Exercise description
Using the listing below, report all lines holding the word "LaTeX".

Code that draws figures
>>>

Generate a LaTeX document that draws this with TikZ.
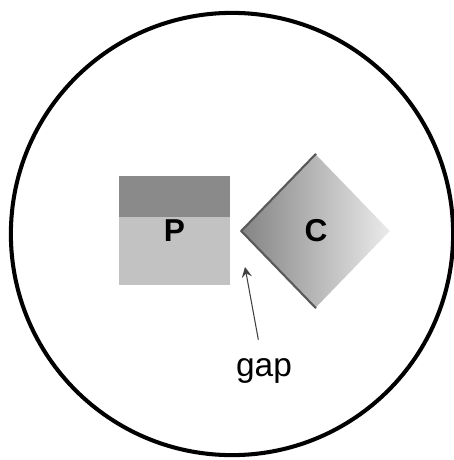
\documentclass[tikz,border=0pt]{standalone}
\usepackage{fontspec}
\setsansfont{Liberation Sans}
\usetikzlibrary{shapes.geometric,arrows,positioning}

\begin{document}
\begin{tikzpicture}[
    x=0.01cm, y=-0.01cm,
    cellwall/.style={circle, draw, line width=1.15pt, minimum size=4.42cm, inner sep=0pt},
    block/.style={rectangle, minimum width=1.11cm, minimum height=1.09cm, inner sep=0pt, font=\sffamily\bfseries\fontsize{9}{10}\selectfont},
    tilted/.style={diamond, minimum width=1.48cm, minimum height=1.53cm, inner sep=0pt, font=\sffamily\bfseries\fontsize{9}{10}\selectfont},
    tag/.style={font=\sffamily\fontsize{9.5}{11}\selectfont},
    arrow/.style={->, >=stealth, line width=0.3pt, black!75}
]

\useasboundingbox (0,0) rectangle (454,460);

% Cell boundary
\node[cellwall] (cell) at (232,234) {};

% Block P, darker band on top
\node[block, fill=black!24, path picture={
    \fill[black!46] (path picture bounding box.north west) rectangle ([yshift=-0.41cm]path picture bounding box.north east);
}] (p) at (174.5,230.5) {P};

% Block C, turned on its corner
\node[tilted, left color=black!48, middle color=black!34, right color=black!8] (c) at (316,231) {C};
\draw[black!65, line width=0.6pt] (c.north) -- (c.west) -- (c.south);

% Gap between them
\coordinate (gapmark) at (245,267);
\node[tag, anchor=base] (gaplabel) at (264,376) {gap};

% Arrow
\draw[arrow, shorten <=0.06cm] (gaplabel) -- (gapmark);

\end{tikzpicture}
\end{document}
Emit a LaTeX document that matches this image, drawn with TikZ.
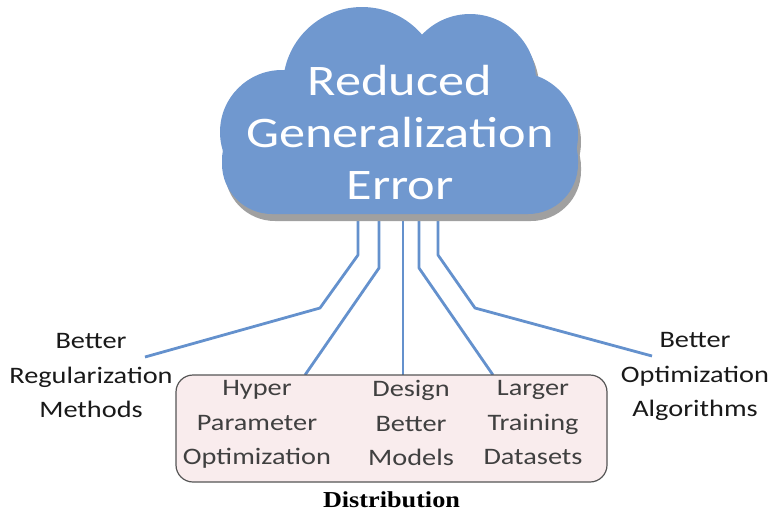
\documentclass[tikz,border=0pt]{standalone}
\usepackage{fontspec}
\setmainfont{Carlito}[FakeStretch=1.2]
\newfontfamily\chuden{Liberation Serif}[FakeStretch=1.15]
\usepackage{xcolor}
\usepackage{tikz}
\usetikzlibrary{positioning}

\definecolor{mayxanh}{RGB}{112,152,207}
\definecolor{bongmay}{RGB}{160,160,160}
\definecolor{duongnoi}{RGB}{100,145,205}
\definecolor{nenhop}{RGB}{249,236,237}
\definecolor{vienhop}{RGB}{85,85,85}

\tikzset{
    link/.style={draw=duongnoi, line width=1.4pt},
    nhan/.style={align=center, inner sep=0pt, anchor=north, text=black!90,
        font=\fontsize{11.8}{17.25}\selectfont},
    nhanhop/.style={nhan, text=black!75},
    hopphanbo/.style={draw=vienhop, fill=nenhop, line width=0.6pt,
        rounded corners=8.5pt, inner sep=0pt}
}

\begin{document}
\begin{tikzpicture}[x=0.5pt, y=-0.5pt, line join=round]
    \useasboundingbox (0,0) rectangle (777,511);

    % Các điểm nối dưới đám mây
    \foreach \n/\x in {1/358,2/379,3/403,4/419,5/438}
        \coordinate (s\n) at (\x,200);
    \coordinate (e1) at (145,357);
    \coordinate (e2) at (305,375);
    \coordinate (e3) at (403,376);
    \coordinate (e4) at (493,375);
    \coordinate (e5) at (652,356);

    % Đường nối
    \draw[link] (s1) -- ++(0,55) -- ++(-38,53) -- (e1);
    \draw[link] (s2) -- ++(0,68) -- (e2);
    \draw[link] (s3) -- (e3);
    \draw[link] (s4) -- ++(0,68) -- (e4);
    \draw[link] (s5) -- ++(0,55) -- ++(37,53) -- (e5);

    % Bóng và đám mây
    \foreach \dx/\dy/\mau in {3/7/bongmay, 0/0/mayxanh} {
        \begin{scope}[shift={(\dx,\dy)}]
            \fill[\mau, rounded corners=25pt] (222,110) rectangle (578,214);
            \fill[\mau] (282,132) circle [radius=62];
            \fill[\mau] (362,86) circle [radius=79];
            \fill[\mau] (470,80) circle [radius=66];
            \fill[\mau] (515,135) circle [radius=63];
        \end{scope}
    }
    \node[align=center, inner sep=0pt, anchor=north, text=white,
        font=\fontsize{21.8}{26}\selectfont] (err) at (400,65)
        {Reduced\\Generalization\\Error};

    % Hai nhãn hai bên
    \node[nhan] (reg) at (91,333) {Better\\Regularization\\Methods};
    \node[nhan] (opt) at (695,332) {Better\\Optimization\\Algorithms};

    % Hộp phân bố
    \node[hopphanbo, minimum width=215.5pt, minimum height=53.5pt] (box)
        at (391.5,428.5) {};
    \node[nhanhop] (hpo) at (257,380) {Hyper\\Parameter\\Optimization};
    \node[nhanhop] (dbm) at (411,380) {Design\\Better\\Models};
    \node[nhanhop] (ltd) at (533,380) {Larger\\Training\\Datasets};
    \node[below=4.5pt of box, inner sep=0pt,
        font=\chuden\bfseries\fontsize{11.4}{13}\selectfont] (dist)
        {Distribution};
\end{tikzpicture}
\end{document}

<<<

Response for this exercise
Generate a LaTeX document that draws this with TikZ.
Emit a LaTeX document that matches this image, drawn with TikZ.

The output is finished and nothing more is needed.